Video (in German): Technologien für und wider Digitale Souveränität
Rüdiger Weis und Volker Grassmuck nähern sich dem Thema digitale Souveränität aus zwei verschiedenen Richtungen.
Weis, der Krypto-Profi, nimmt die Hardware ins Visier, die uns durch das „Internet of Things“ in die Wohnstuben geliefert wird: Vernetzte Kühlschränke, Toaster, Kaffeemaschinen, Thermostate, Webcams – alle ip-fähig und oftmals im default-Modus offen wie ein Scheunentor. Das haben frierende Finnen erfahren ebenso wie die Endverbraucher in den USA, die im Oktober letzten Jahres von einer DDoS-Attacke durch eine Armee von IoT-Geräten betroffen waren.
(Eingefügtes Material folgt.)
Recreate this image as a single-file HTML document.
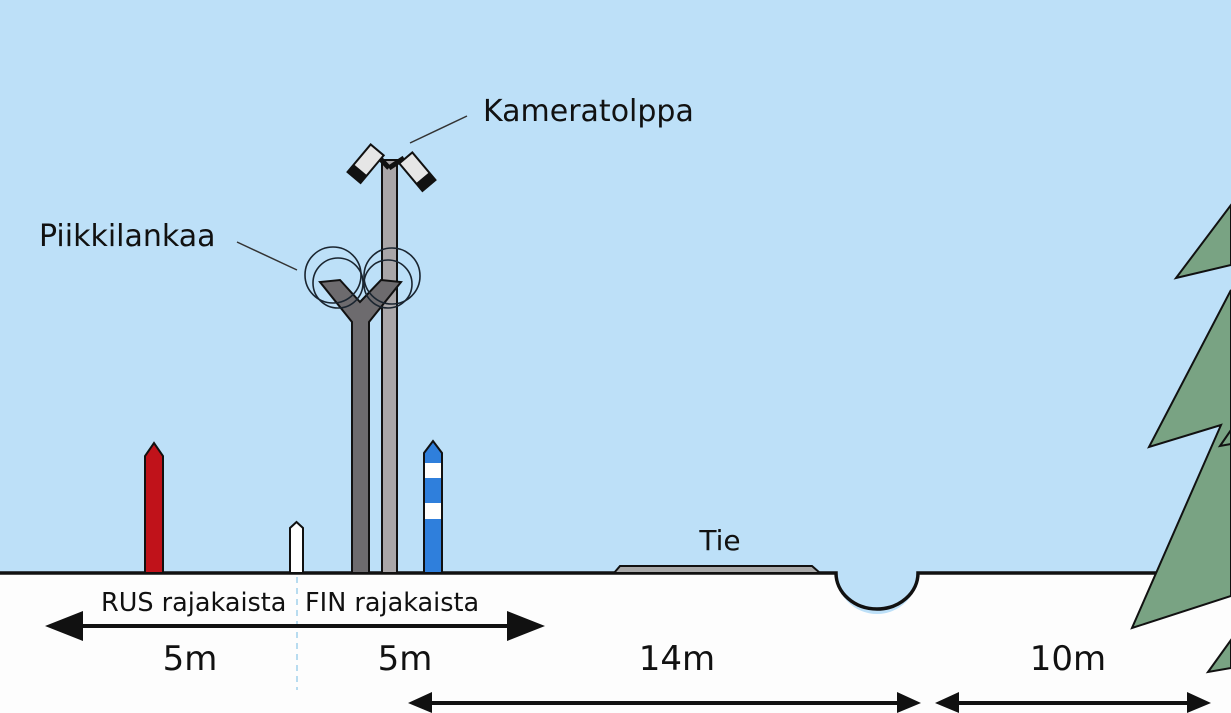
<!DOCTYPE html>
<html><head><meta charset="utf-8"><style>
html,body{margin:0;padding:0;width:1231px;height:713px;overflow:hidden;background:#fff}
svg{display:block}
text{font-family:"DejaVu Sans","Liberation Sans",sans-serif;fill:#111}
</style></head><body>
<svg width="1231" height="713" viewBox="0 0 1231 713" xmlns="http://www.w3.org/2000/svg">
<rect x="0" y="0" width="1231" height="573" fill="#bde0f8"/>
<rect x="0" y="573" width="1231" height="140" fill="#fdfdfd"/>
<path d="M836 573 A41 41 0 0 0 918 573 Z" fill="#bde0f8"/>
<path d="M0 573 L836 573 A41 36 0 0 0 918 573 L1231 573" fill="none" stroke="#111" stroke-width="3.5"/>
<path d="M614 573 L620 566 L812 566 L820 573 Z" fill="#a8a8a8" stroke="#111" stroke-width="2"/>
<text x="720" y="550" font-size="28" text-anchor="middle">Tie</text>
<path d="M145 573 L145 456 L154 443 L163 456 L163 573 Z" fill="#c0121a" stroke="#111" stroke-width="2"/>
<path d="M290 573 L290 528 L296.5 522 L303 528 L303 573 Z" fill="#fff" stroke="#111" stroke-width="2"/>
<path d="M424 573 L424 453 L433 441 L442 453 L442 573 Z" fill="#2f7fdc" stroke="#111" stroke-width="2"/>
<rect x="425" y="463" width="16" height="15" fill="#fff"/>
<rect x="425" y="503" width="16" height="16" fill="#fff"/>
<rect x="382" y="160" width="15" height="413" fill="#a9a6a8" stroke="#111" stroke-width="2"/>
<path d="M352 573 L352 322 L320 282 L340 280 L360 302 L381 280 L401 282 L369 322 L369 573 Z" fill="#6d6b6e" stroke="#111" stroke-width="2"/>
<path d="M389 168 L374 152 M389 168 L404 158" stroke="#111" stroke-width="5"/>
<g transform="rotate(-50 366 164)"><rect x="348" y="155" width="36" height="17" fill="#e6e6e6" stroke="#111" stroke-width="2"/><rect x="348" y="155" width="10" height="17" fill="#111"/></g>
<g transform="rotate(50 417 172)"><rect x="399" y="163" width="36" height="17" fill="#e6e6e6" stroke="#111" stroke-width="2"/><rect x="425" y="163" width="10" height="17" fill="#111"/></g>
<g fill="none" stroke="#1a2530" stroke-width="1.6">
<circle cx="333" cy="275" r="28"/><circle cx="338" cy="283" r="25"/>
<circle cx="392" cy="276" r="28"/><circle cx="388" cy="284" r="24"/>
</g>
<line x1="237" y1="242" x2="297" y2="270" stroke="#333" stroke-width="1.5"/>
<line x1="410" y1="143" x2="467" y2="116" stroke="#333" stroke-width="1.5"/>
<text x="39" y="246" font-size="30">Piikkilankaa</text>
<text x="483" y="121" font-size="30">Kameratolppa</text>
<path d="M1231 290 L1149 447 L1221 425 L1132 628 L1231 596 Z M1231 205 L1176 278 L1231 265 Z" fill="#79a383" stroke="#111" stroke-width="2"/>
<path d="M1231 640 L1208 672 L1231 668 Z" fill="#79a383" stroke="#111" stroke-width="2"/>
<path d="M1231 430 L1220 446 L1231 444" fill="none" stroke="#111" stroke-width="2"/>
<line x1="297" y1="577" x2="297" y2="690" stroke="#b8dcf0" stroke-width="2" stroke-dasharray="6 5"/>
<line x1="70" y1="626" x2="520" y2="626" stroke="#111" stroke-width="4"/>
<path d="M45 626 L83 611 L83 641 Z M545 626 L507 611 L507 641 Z" fill="#111"/>
<text x="101" y="611" font-size="25.5">RUS rajakaista</text>
<text x="305" y="611" font-size="25.5">FIN rajakaista</text>
<text x="190" y="670" font-size="34" text-anchor="middle">5m</text>
<text x="405" y="670" font-size="34" text-anchor="middle">5m</text>
<text x="677" y="670" font-size="34" text-anchor="middle">14m</text>
<text x="1068" y="670" font-size="34" text-anchor="middle">10m</text>
<line x1="420" y1="703" x2="910" y2="703" stroke="#111" stroke-width="4"/>
<path d="M408 703 L432 692 L432 713 Z M921 703 L897 692 L897 713 Z" fill="#111"/>
<line x1="945" y1="703" x2="1200" y2="703" stroke="#111" stroke-width="4"/>
<path d="M935 703 L959 692 L959 713 Z M1211 703 L1187 692 L1187 713 Z" fill="#111"/>
</svg>
</body></html>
Weis fordert nichts weniger als eine Selbstverständlichkeit: Verbraucherschutz. Eine Art TÜV müsse die Geräte prüfen, die Herstellerhaftung müsse greifen, die Lebenszeit der Geräte müsse bestimmt und ein entsprechender Zeitraum gewährleistet sein, in dem Updates der Software erfolgen und Sicherheitslöcher gestopft werden. In diesem schnelllebigem Markt seien Hersteller auch relativ schnell wieder verschwunden. Deswegen müssten die Quelltexte entweder offen gelegt – oder zumindest treuhänderisch verwaltet werden, dass bei einem Marktaustritt die Geräte weiterhin gewartet werden könnten.
Im übrigen könne Forschung und Kryptographie helfen, Geräte und Daten zu schützen. Dafür stellt Weis verschiedene Verfahren vor, die dazu dienen können, Vertrauensanker aufzubauen, staatliche und nicht-staatliche. Allerdings misstraut der Experte gegenwärtig auch den eigenen Regierenden: „Ich kann keiner Datenschutzzusicherung einer Bundesregierung glaubem, die nicht mal ihr eigenes Parlament gegen Angriffe schützen kann.“
Der Mediensoziologe Volker Grassmuck nähert sich dem Thema digitale Souveränität aus Sicht der Datenauswertung, der Verwertung der gesammelten Informationen und den Risiken, die sich dadurch für den Verbraucher und die Verbraucherin entfalten. Bspw. Autoversicherungen, die günstige Tarife anbieten, wenn die autofahrende Gemeinde bereit ist, Tracking-Hard- und Software in ihre Fahrzeuge einbauen zu lassen, die den Fahrstil, das Brems- und Beschleunigungsverhalten sowie die Geolocation und vieles andere mehr aufzeichnen und weiterleiten. Die einen rabattieren sich durch individuelle Verträge die Gebühren. Die anderen, die nicht in der Lage sind, weil ihr Auto zu alt ist, weil sie selbst zu alt sind oder einfach nicht wollen, dass ihre Versicherung sie ständig beobachtet, zahlen die Rechnung für die Ersparnis der Tracking-Begeisterten.
Dieser Art der individuellen Bereitschaft, sich um des eigenen Vorteils willen ständig und überall verfolgen zu lassen, hat vor Jahren mit den App-Stores, den Messenger-Diensten, den Spielen, all den wunderbaren Nettigkeiten und Alltagserleichterungen begonnen – und dafür die Nutzer*innen gelehrt, dass es gut und sinnvoll ist, sich die persönlichen Daten en bloc absaugen zu lassen. So trifft das Scoring auf einen bereits vorbereiteten Boden, in dem Geschäftsmodelle blühen, die nun das Tracking in scheinbar noch größeren, individuellen Benefit umsetzen: Bessere Tarife hier, 50€ zusätzlich für die Smart-Watch durch eine Krankenkasse dort. Die Haltung der Nutzer*innen führt zu einer schleichenden Entsolidarisierung in der Gesellschaft. Die, die es sich leisten können und wollen, machen Kasse oder sparen Geld – die anderen Zahlen die Rechnung. Denn eines macht Grassmuck ganz klar: Die Merkmale von Armut und Scoring korrelieren, die Armen zahlen mehr – schon weil sie sich die neuesten Fahrzeuge oder Smartphones oder -watches nicht leisten können.